Iglesias já trabalhou com narrativas concentradas em poucos espaços e com vários personagens. Em A Comunidade (2000), uma agente imobiliária encontra milhões de pesetas no apartamento de um condomínio. Contudo, ela não consegue sair do local porque os outros moradores começam a perseguir, já que estão há anos procurando esse dinheiro. No filme, os personagens estão sufocados em angustias internas e projetam nesse dinheiro a esperança de que dias melhores virão. A espera é tão longa, que todos se conformam com o fato de serem ladrões e assassinos.
O Bar fornece outra abordagem.

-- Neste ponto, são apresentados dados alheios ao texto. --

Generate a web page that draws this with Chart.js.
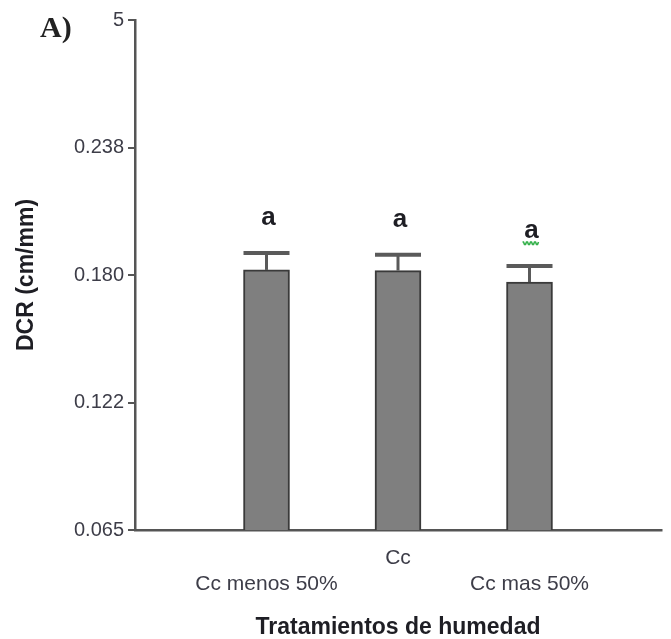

Muitos personagens estão se descobrindo como transgressores da ordem ao se confrontarem com aquela situação limite. A esperança de uma solução final também os transformam em possíveis assassinos, porém esse sentimento é muito repentino. O que esgota aqueles indivíduos é justamente a terrível sensação de tempo perdido. Contudo, julgá-los por um suposto desperdício também pode ser algo condenável. É o sentimento que nos assola ao ouvirmos uma das frases mais impactantes do filme, quando uma personagem é criticada por sua intensa resignação e pondera: “Eu viro as costas para as pessoas, mas não porque não me importo, é porque tenho vergonha de ser vista.”
Ps: No Brasil, a distribuidora do filme é a Netflix.